== The task ==
Leave out the pictures, then reproduce the rest of the material exactly.

== Dataset content ==
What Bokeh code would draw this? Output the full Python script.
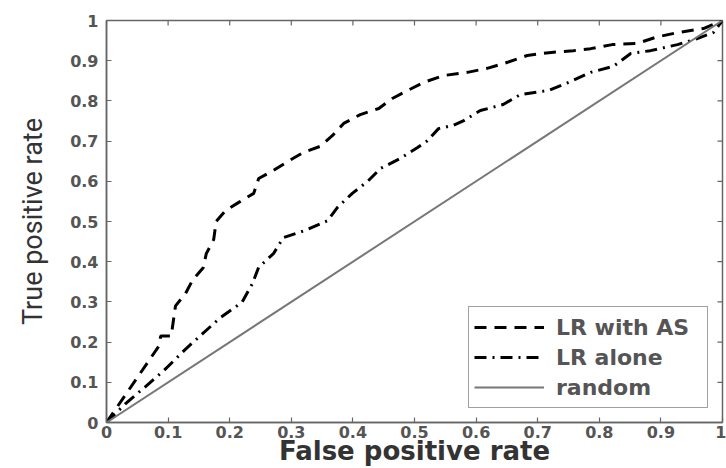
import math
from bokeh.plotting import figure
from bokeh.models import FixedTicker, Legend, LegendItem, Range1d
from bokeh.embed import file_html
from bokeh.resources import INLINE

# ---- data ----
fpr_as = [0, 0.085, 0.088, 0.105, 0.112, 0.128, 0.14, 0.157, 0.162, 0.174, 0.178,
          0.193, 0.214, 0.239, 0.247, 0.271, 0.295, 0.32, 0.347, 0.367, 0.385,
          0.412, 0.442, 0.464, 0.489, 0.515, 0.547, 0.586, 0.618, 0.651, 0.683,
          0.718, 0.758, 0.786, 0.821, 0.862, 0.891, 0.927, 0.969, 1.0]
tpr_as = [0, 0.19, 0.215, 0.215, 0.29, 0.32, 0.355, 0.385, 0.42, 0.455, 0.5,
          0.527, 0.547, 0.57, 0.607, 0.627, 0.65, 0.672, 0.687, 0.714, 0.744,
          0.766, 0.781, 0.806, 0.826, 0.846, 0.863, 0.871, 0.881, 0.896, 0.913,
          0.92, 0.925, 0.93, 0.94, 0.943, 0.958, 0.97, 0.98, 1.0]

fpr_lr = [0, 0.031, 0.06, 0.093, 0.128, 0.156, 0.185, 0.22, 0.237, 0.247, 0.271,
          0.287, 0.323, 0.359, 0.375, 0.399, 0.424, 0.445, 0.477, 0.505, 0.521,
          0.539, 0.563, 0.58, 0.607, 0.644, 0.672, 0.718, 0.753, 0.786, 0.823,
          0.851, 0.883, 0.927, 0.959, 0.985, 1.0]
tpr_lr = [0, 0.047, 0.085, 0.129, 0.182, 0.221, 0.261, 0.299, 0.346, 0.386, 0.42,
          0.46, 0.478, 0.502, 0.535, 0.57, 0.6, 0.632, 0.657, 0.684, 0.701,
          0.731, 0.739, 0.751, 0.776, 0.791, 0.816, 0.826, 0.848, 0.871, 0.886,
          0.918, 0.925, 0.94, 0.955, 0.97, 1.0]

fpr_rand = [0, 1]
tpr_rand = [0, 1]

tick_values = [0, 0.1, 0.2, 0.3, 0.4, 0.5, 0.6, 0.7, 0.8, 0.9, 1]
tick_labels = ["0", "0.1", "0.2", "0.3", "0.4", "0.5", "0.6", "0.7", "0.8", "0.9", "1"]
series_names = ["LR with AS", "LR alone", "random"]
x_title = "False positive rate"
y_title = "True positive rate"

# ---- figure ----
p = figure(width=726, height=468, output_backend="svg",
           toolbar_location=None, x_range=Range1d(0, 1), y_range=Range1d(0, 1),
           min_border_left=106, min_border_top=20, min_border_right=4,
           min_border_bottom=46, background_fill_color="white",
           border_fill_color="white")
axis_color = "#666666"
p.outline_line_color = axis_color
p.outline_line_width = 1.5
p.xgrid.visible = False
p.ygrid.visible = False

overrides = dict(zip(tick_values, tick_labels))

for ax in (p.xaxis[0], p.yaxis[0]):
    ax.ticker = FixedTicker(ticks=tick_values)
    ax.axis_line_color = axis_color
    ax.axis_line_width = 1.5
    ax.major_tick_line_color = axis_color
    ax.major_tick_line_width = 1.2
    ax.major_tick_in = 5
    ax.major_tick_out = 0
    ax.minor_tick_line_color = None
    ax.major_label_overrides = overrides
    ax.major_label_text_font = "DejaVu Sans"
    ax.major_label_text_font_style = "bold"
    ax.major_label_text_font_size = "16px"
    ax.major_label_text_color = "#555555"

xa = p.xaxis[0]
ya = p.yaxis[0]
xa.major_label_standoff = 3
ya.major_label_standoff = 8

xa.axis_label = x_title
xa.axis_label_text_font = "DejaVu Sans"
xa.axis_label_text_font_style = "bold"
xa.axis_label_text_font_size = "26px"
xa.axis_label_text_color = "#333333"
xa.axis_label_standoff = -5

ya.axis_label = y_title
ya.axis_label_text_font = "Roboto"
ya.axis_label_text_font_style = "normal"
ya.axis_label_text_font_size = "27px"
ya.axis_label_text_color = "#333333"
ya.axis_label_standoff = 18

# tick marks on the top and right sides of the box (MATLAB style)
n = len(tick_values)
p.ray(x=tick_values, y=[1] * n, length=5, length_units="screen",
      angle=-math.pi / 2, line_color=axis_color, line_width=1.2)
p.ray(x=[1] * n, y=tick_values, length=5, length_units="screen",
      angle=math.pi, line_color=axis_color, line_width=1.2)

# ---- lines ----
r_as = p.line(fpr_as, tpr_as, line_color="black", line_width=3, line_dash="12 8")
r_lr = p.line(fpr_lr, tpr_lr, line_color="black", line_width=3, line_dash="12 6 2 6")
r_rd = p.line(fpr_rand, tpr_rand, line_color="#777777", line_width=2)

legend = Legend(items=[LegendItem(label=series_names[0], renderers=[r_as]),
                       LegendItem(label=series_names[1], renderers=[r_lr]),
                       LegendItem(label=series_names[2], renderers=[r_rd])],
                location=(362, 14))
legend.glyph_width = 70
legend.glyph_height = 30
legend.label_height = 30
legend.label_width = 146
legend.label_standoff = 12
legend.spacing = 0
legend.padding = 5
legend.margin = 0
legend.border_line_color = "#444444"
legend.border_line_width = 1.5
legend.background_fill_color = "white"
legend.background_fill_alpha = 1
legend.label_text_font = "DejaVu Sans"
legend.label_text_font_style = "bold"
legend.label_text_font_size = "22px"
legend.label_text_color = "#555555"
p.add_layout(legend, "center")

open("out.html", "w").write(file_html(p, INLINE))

== Answer for this exercise ==
What Bokeh code would draw this? Output the full Python script.
import math
from bokeh.plotting import figure
from bokeh.models import FixedTicker, Legend, LegendItem, Range1d
from bokeh.embed import file_html
from bokeh.resources import INLINE

# ---- data ----
fpr_as = [0, 0.085, 0.088, 0.105, 0.112, 0.128, 0.14, 0.157, 0.162, 0.174, 0.178,
          0.193, 0.214, 0.239, 0.247, 0.271, 0.295, 0.32, 0.347, 0.367, 0.385,
          0.412, 0.442, 0.464, 0.489, 0.515, 0.547, 0.586, 0.618, 0.651, 0.683,
          0.718, 0.758, 0.786, 0.821, 0.862, 0.891, 0.927, 0.969, 1.0]
tpr_as = [0, 0.19, 0.215, 0.215, 0.29, 0.32, 0.355, 0.385, 0.42, 0.455, 0.5,
          0.527, 0.547, 0.57, 0.607, 0.627, 0.65, 0.672, 0.687, 0.714, 0.744,
          0.766, 0.781, 0.806, 0.826, 0.846, 0.863, 0.871, 0.881, 0.896, 0.913,
          0.92, 0.925, 0.93, 0.94, 0.943, 0.958, 0.97, 0.98, 1.0]

fpr_lr = [0, 0.031, 0.06, 0.093, 0.128, 0.156, 0.185, 0.22, 0.237, 0.247, 0.271,
          0.287, 0.323, 0.359, 0.375, 0.399, 0.424, 0.445, 0.477, 0.505, 0.521,
          0.539, 0.563, 0.58, 0.607, 0.644, 0.672, 0.718, 0.753, 0.786, 0.823,
          0.851, 0.883, 0.927, 0.959, 0.985, 1.0]
tpr_lr = [0, 0.047, 0.085, 0.129, 0.182, 0.221, 0.261, 0.299, 0.346, 0.386, 0.42,
          0.46, 0.478, 0.502, 0.535, 0.57, 0.6, 0.632, 0.657, 0.684, 0.701,
          0.731, 0.739, 0.751, 0.776, 0.791, 0.816, 0.826, 0.848, 0.871, 0.886,
          0.918, 0.925, 0.94, 0.955, 0.97, 1.0]

fpr_rand = [0, 1]
tpr_rand = [0, 1]

tick_values = [0, 0.1, 0.2, 0.3, 0.4, 0.5, 0.6, 0.7, 0.8, 0.9, 1]
tick_labels = ["0", "0.1", "0.2", "0.3", "0.4", "0.5", "0.6", "0.7", "0.8", "0.9", "1"]
series_names = ["LR with AS", "LR alone", "random"]
x_title = "False positive rate"
y_title = "True positive rate"

# ---- figure ----
p = figure(width=726, height=468, output_backend="svg",
           toolbar_location=None, x_range=Range1d(0, 1), y_range=Range1d(0, 1),
           min_border_left=106, min_border_top=20, min_border_right=4,
           min_border_bottom=46, background_fill_color="white",
           border_fill_color="white")
axis_color = "#666666"
p.outline_line_color = axis_color
p.outline_line_width = 1.5
p.xgrid.visible = False
p.ygrid.visible = False

overrides = dict(zip(tick_values, tick_labels))

for ax in (p.xaxis[0], p.yaxis[0]):
    ax.ticker = FixedTicker(ticks=tick_values)
    ax.axis_line_color = axis_color
    ax.axis_line_width = 1.5
    ax.major_tick_line_color = axis_color
    ax.major_tick_line_width = 1.2
    ax.major_tick_in = 5
    ax.major_tick_out = 0
    ax.minor_tick_line_color = None
    ax.major_label_overrides = overrides
    ax.major_label_text_font = "DejaVu Sans"
    ax.major_label_text_font_style = "bold"
    ax.major_label_text_font_size = "16px"
    ax.major_label_text_color = "#555555"

xa = p.xaxis[0]
ya = p.yaxis[0]
xa.major_label_standoff = 3
ya.major_label_standoff = 8

xa.axis_label = x_title
xa.axis_label_text_font = "DejaVu Sans"
xa.axis_label_text_font_style = "bold"
xa.axis_label_text_font_size = "26px"
xa.axis_label_text_color = "#333333"
xa.axis_label_standoff = -5

ya.axis_label = y_title
ya.axis_label_text_font = "Roboto"
ya.axis_label_text_font_style = "normal"
ya.axis_label_text_font_size = "27px"
ya.axis_label_text_color = "#333333"
ya.axis_label_standoff = 18

# tick marks on the top and right sides of the box (MATLAB style)
n = len(tick_values)
p.ray(x=tick_values, y=[1] * n, length=5, length_units="screen",
      angle=-math.pi / 2, line_color=axis_color, line_width=1.2)
p.ray(x=[1] * n, y=tick_values, length=5, length_units="screen",
      angle=math.pi, line_color=axis_color, line_width=1.2)

# ---- lines ----
r_as = p.line(fpr_as, tpr_as, line_color="black", line_width=3, line_dash="12 8")
r_lr = p.line(fpr_lr, tpr_lr, line_color="black", line_width=3, line_dash="12 6 2 6")
r_rd = p.line(fpr_rand, tpr_rand, line_color="#777777", line_width=2)

legend = Legend(items=[LegendItem(label=series_names[0], renderers=[r_as]),
                       LegendItem(label=series_names[1], renderers=[r_lr]),
                       LegendItem(label=series_names[2], renderers=[r_rd])],
                location=(362, 14))
legend.glyph_width = 70
legend.glyph_height = 30
legend.label_height = 30
legend.label_width = 146
legend.label_standoff = 12
legend.spacing = 0
legend.padding = 5
legend.margin = 0
legend.border_line_color = "#444444"
legend.border_line_width = 1.5
legend.background_fill_color = "white"
legend.background_fill_alpha = 1
legend.label_text_font = "DejaVu Sans"
legend.label_text_font_style = "bold"
legend.label_text_font_size = "22px"
legend.label_text_color = "#555555"
p.add_layout(legend, "center")

open("out.html", "w").write(file_html(p, INLINE))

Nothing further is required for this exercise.